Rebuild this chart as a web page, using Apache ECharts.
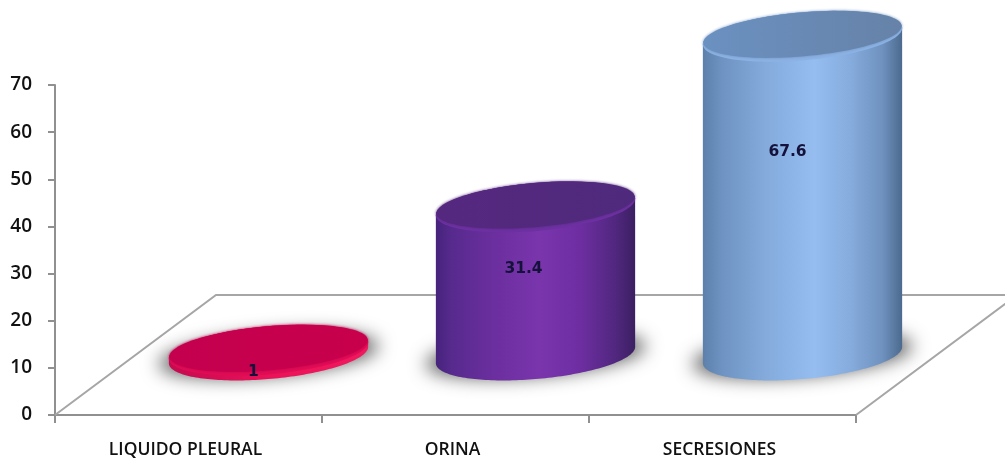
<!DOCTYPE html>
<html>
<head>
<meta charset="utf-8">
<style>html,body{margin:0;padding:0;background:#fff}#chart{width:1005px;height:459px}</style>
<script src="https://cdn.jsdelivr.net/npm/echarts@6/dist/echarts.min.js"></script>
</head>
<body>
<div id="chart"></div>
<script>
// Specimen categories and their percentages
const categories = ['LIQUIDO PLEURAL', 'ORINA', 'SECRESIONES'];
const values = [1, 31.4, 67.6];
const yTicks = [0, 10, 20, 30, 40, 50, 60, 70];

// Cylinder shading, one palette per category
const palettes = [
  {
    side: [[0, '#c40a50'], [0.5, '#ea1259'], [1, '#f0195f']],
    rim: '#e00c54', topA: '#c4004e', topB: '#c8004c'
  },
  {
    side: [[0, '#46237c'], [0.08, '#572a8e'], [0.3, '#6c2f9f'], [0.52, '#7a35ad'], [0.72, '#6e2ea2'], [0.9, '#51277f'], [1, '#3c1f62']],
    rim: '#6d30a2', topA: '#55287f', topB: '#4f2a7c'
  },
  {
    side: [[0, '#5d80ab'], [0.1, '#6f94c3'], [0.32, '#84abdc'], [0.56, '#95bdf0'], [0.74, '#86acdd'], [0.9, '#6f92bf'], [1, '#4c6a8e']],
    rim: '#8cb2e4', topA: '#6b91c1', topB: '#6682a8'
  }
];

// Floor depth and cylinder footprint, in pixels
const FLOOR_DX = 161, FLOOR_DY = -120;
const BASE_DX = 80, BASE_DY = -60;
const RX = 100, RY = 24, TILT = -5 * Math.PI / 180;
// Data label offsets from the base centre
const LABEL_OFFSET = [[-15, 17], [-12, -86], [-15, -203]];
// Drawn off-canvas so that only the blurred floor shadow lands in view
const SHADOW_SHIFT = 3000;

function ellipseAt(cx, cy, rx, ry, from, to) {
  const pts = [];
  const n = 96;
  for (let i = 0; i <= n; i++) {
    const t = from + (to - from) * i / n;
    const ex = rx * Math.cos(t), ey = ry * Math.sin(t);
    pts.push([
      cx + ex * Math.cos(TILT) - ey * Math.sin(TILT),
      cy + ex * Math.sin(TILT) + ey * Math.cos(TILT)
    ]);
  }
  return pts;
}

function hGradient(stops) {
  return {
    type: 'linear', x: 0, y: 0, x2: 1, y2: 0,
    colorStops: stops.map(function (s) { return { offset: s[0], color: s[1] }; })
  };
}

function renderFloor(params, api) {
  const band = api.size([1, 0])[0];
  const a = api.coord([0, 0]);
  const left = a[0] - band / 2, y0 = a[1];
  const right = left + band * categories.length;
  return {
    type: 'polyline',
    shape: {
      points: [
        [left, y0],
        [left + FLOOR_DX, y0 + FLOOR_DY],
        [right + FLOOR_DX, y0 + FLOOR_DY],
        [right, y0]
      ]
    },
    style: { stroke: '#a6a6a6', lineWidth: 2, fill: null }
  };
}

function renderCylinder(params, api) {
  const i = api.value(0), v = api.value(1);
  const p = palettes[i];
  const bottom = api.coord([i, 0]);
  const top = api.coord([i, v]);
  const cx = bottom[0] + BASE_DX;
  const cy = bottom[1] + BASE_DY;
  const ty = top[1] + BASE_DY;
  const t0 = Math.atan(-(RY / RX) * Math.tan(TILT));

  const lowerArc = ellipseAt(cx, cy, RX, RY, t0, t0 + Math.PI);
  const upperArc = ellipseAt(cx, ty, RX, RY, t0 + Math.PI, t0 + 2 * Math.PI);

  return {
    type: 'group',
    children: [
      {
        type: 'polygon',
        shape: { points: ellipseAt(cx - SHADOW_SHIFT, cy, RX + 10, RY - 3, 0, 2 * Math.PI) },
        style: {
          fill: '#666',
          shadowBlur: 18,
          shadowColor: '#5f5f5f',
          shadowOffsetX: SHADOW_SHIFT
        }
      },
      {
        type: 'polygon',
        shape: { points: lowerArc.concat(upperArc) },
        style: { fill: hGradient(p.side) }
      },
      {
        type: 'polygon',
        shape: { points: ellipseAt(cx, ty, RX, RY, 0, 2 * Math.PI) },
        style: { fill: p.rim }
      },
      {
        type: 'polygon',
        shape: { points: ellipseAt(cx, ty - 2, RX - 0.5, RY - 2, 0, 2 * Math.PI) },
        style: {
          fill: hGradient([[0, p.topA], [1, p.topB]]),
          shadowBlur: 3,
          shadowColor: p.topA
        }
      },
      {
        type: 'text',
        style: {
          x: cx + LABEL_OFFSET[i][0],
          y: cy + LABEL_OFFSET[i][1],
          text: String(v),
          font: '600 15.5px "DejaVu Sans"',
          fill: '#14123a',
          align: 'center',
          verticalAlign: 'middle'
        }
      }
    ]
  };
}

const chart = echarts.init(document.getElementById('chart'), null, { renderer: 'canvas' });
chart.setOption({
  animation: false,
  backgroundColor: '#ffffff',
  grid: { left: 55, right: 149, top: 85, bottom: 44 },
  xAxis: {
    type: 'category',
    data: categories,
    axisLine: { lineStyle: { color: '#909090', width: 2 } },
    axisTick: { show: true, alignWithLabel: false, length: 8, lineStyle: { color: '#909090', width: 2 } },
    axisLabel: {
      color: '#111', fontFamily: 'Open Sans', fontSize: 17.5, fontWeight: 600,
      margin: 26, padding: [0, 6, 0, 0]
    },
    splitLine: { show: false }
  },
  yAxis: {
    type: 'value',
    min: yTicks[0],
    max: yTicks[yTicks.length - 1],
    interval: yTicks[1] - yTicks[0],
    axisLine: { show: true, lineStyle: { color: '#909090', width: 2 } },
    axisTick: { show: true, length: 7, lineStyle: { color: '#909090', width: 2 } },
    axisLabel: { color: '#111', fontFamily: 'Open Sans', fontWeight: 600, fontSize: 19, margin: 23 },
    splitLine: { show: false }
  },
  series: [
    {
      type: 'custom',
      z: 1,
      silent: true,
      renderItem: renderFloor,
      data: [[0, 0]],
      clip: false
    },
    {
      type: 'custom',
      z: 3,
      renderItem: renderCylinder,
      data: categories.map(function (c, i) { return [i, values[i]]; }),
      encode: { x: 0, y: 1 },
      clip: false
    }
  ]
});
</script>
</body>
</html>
▬▬▬▬▬▬▬▬▬▬
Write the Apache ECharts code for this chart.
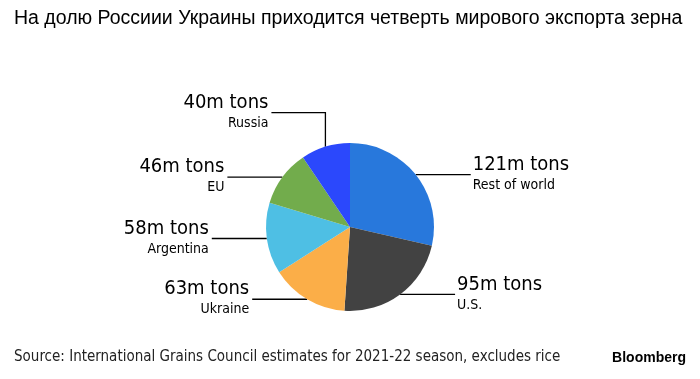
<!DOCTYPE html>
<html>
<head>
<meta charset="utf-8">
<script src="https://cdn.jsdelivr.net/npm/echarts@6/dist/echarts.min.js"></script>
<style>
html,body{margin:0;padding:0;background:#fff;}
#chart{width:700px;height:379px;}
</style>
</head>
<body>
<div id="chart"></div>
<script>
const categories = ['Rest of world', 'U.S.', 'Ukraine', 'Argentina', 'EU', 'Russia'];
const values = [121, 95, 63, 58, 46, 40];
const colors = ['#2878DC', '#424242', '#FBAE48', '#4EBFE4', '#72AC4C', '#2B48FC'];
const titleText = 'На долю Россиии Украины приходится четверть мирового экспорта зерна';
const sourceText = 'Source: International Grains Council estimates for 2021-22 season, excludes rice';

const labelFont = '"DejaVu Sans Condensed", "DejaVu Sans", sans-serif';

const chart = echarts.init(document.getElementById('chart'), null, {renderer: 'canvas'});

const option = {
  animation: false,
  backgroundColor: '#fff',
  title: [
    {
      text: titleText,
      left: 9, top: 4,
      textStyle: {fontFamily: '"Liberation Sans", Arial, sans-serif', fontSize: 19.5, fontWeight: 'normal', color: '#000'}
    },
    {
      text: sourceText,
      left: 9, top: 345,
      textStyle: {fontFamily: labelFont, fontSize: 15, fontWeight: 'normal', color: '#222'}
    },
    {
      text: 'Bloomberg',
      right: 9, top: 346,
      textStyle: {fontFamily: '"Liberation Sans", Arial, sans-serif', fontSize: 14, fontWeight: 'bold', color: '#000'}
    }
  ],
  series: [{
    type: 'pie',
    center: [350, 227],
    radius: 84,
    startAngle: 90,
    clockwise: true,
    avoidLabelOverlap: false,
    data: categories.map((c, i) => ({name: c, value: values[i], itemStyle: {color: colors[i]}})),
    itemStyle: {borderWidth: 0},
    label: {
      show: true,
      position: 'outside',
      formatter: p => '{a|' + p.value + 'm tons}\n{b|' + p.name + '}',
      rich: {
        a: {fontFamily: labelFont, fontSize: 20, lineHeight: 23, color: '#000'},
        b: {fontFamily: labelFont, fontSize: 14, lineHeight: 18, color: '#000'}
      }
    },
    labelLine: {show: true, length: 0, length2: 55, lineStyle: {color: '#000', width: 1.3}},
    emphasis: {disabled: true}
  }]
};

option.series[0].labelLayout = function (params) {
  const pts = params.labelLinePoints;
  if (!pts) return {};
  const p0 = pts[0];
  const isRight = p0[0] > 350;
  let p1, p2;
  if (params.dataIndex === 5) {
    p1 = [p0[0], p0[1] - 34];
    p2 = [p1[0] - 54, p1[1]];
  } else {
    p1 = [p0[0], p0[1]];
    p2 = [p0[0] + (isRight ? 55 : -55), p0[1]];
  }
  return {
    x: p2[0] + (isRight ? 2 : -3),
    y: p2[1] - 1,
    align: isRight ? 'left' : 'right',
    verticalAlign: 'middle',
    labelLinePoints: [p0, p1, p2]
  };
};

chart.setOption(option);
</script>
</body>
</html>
▬▬▬▬▬▬▬▬▬▬
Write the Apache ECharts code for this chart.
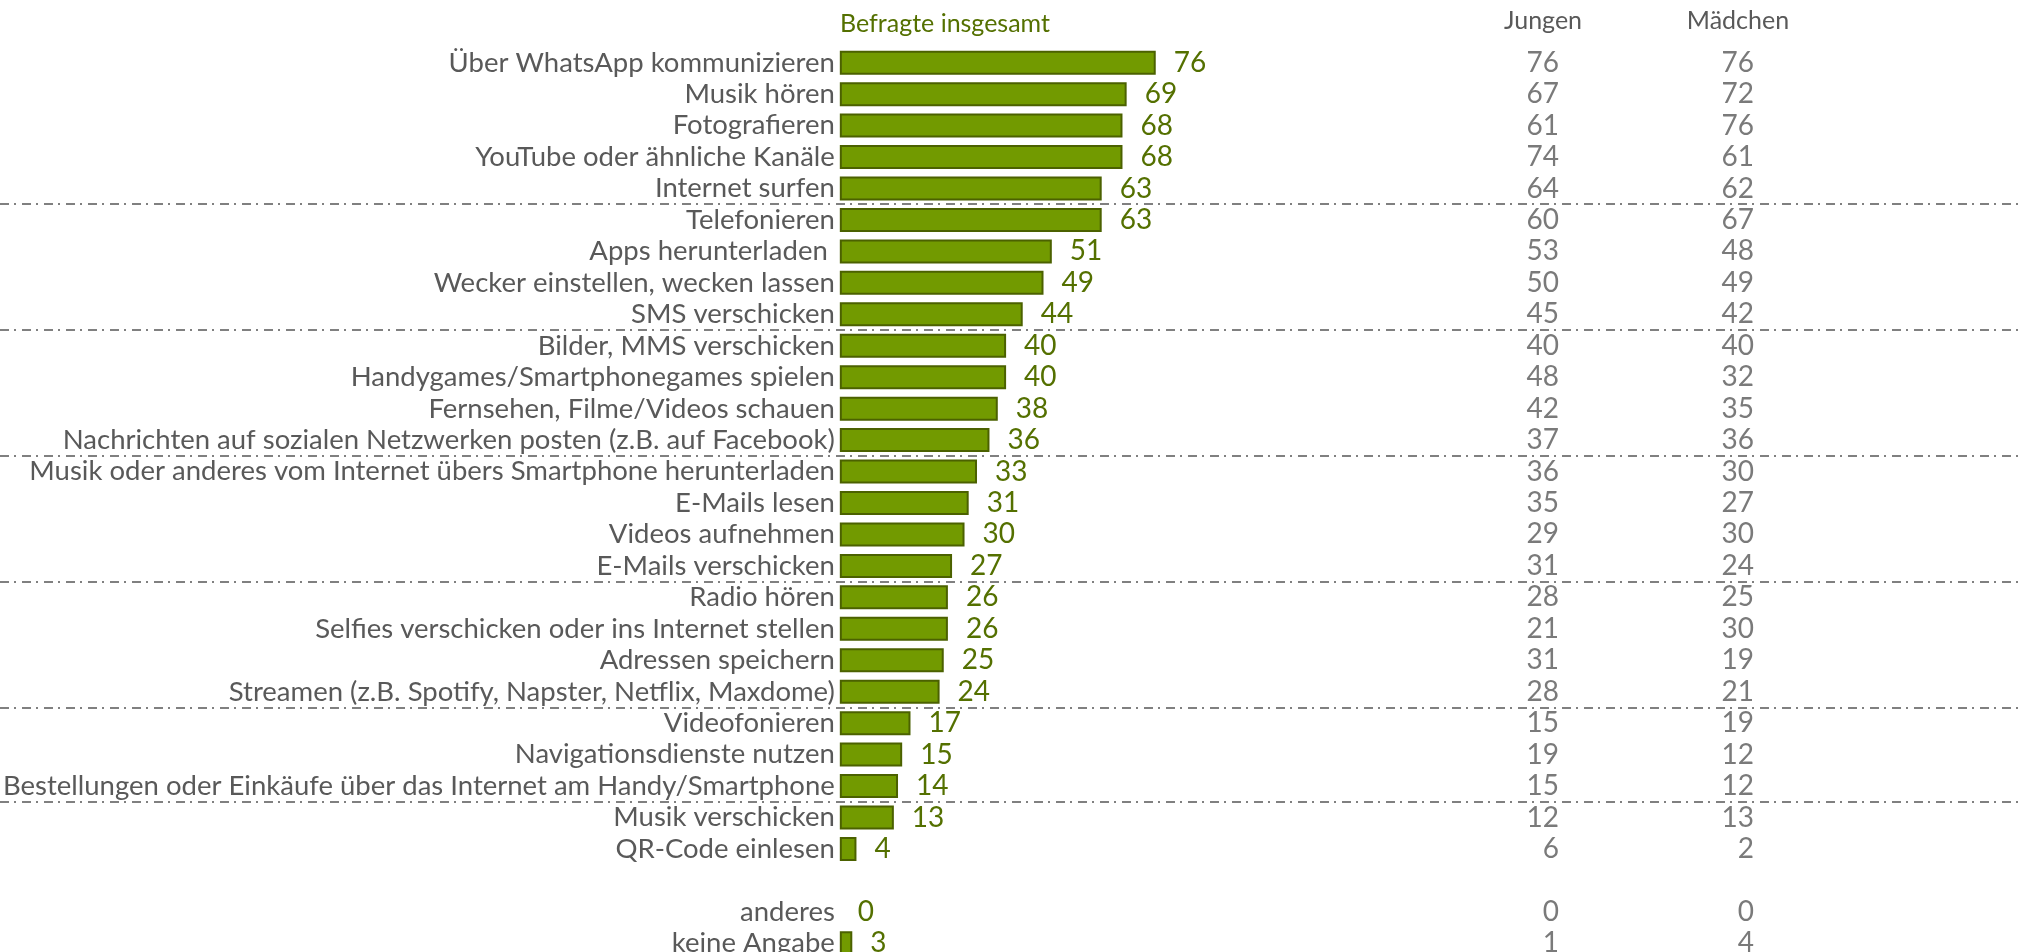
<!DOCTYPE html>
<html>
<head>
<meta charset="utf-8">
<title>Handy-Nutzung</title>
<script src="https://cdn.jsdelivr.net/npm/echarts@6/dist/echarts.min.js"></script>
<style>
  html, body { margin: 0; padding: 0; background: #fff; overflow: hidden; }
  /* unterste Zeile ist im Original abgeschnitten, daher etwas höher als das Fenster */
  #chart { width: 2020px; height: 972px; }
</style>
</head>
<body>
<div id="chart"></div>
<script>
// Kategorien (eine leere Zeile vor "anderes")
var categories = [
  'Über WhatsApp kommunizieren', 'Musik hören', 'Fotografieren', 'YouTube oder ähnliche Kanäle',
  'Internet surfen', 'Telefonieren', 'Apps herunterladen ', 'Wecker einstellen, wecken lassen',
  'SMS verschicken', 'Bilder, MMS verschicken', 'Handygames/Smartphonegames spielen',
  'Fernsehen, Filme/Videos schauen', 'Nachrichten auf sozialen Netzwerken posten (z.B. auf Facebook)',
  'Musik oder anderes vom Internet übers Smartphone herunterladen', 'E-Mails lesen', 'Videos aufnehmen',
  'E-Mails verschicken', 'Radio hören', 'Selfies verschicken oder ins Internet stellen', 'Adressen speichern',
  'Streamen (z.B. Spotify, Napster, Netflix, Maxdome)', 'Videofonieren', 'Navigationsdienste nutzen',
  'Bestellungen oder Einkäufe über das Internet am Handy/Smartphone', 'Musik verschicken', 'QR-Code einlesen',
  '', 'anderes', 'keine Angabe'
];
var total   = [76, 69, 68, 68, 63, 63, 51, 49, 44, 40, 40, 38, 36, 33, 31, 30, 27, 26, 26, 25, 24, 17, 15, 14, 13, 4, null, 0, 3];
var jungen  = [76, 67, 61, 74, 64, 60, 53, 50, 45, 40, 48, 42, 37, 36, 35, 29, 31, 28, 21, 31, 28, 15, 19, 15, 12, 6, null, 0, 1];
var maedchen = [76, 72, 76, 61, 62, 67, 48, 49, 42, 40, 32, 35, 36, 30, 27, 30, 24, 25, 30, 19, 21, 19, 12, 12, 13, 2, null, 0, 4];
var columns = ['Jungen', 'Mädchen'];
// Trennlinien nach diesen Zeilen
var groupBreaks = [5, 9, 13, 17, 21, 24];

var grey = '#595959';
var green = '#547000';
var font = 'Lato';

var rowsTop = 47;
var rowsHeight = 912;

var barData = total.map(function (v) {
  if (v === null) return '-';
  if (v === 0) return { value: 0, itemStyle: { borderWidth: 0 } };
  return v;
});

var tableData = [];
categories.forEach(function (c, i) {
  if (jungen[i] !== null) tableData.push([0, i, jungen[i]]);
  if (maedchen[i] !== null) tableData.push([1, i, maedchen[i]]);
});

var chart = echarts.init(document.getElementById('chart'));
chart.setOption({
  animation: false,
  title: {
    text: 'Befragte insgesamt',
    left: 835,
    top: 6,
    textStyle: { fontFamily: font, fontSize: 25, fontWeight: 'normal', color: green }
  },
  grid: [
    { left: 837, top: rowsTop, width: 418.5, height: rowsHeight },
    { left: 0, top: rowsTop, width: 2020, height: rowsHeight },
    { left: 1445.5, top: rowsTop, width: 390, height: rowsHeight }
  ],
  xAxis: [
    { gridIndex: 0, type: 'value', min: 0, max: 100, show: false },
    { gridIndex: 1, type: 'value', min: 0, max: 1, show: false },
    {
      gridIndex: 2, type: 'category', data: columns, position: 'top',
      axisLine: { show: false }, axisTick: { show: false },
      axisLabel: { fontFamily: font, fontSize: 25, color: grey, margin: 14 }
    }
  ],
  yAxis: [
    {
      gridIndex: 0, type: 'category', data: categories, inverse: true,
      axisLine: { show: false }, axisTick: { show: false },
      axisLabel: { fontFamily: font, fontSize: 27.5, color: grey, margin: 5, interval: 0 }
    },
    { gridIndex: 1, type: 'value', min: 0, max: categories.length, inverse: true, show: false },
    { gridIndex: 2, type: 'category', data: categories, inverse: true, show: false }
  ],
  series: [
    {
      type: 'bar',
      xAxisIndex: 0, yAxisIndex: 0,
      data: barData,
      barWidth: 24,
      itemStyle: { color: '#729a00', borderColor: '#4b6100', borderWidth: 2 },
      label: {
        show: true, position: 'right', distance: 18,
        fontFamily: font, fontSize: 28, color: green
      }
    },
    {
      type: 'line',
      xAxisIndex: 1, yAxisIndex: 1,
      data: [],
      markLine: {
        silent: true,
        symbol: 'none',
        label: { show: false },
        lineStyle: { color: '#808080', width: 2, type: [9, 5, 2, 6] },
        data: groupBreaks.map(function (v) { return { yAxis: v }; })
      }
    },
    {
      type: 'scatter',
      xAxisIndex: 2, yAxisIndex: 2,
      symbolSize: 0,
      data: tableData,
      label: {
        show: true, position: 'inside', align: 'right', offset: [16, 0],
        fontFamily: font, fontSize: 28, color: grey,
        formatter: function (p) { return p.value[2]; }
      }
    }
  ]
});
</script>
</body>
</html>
▬▬▬▬▬▬▬▬▬▬
◆ Task details
Take the stretch from the line containing "Rebuild this chart" through the line containing "const SHADOW_SHIFT = 3000;" and reproduce it exactly, both ends included. Omit the pictures.

◆ Result of this task
Rebuild this chart as a web page, using Apache ECharts.
<!DOCTYPE html>
<html>
<head>
<meta charset="utf-8">
<style>html,body{margin:0;padding:0;background:#fff}#chart{width:1005px;height:459px}</style>
<script src="https://cdn.jsdelivr.net/npm/echarts@6/dist/echarts.min.js"></script>
</head>
<body>
<div id="chart"></div>
<script>
// Specimen categories and their percentages
const categories = ['LIQUIDO PLEURAL', 'ORINA', 'SECRESIONES'];
const values = [1, 31.4, 67.6];
const yTicks = [0, 10, 20, 30, 40, 50, 60, 70];

// Cylinder shading, one palette per category
const palettes = [
  {
    side: [[0, '#c40a50'], [0.5, '#ea1259'], [1, '#f0195f']],
    rim: '#e00c54', topA: '#c4004e', topB: '#c8004c'
  },
  {
    side: [[0, '#46237c'], [0.08, '#572a8e'], [0.3, '#6c2f9f'], [0.52, '#7a35ad'], [0.72, '#6e2ea2'], [0.9, '#51277f'], [1, '#3c1f62']],
    rim: '#6d30a2', topA: '#55287f', topB: '#4f2a7c'
  },
  {
    side: [[0, '#5d80ab'], [0.1, '#6f94c3'], [0.32, '#84abdc'], [0.56, '#95bdf0'], [0.74, '#86acdd'], [0.9, '#6f92bf'], [1, '#4c6a8e']],
    rim: '#8cb2e4', topA: '#6b91c1', topB: '#6682a8'
  }
];

// Floor depth and cylinder footprint, in pixels
const FLOOR_DX = 161, FLOOR_DY = -120;
const BASE_DX = 80, BASE_DY = -60;
const RX = 100, RY = 24, TILT = -5 * Math.PI / 180;
// Data label offsets from the base centre
const LABEL_OFFSET = [[-15, 17], [-12, -86], [-15, -203]];
// Drawn off-canvas so that only the blurred floor shadow lands in view
const SHADOW_SHIFT = 3000;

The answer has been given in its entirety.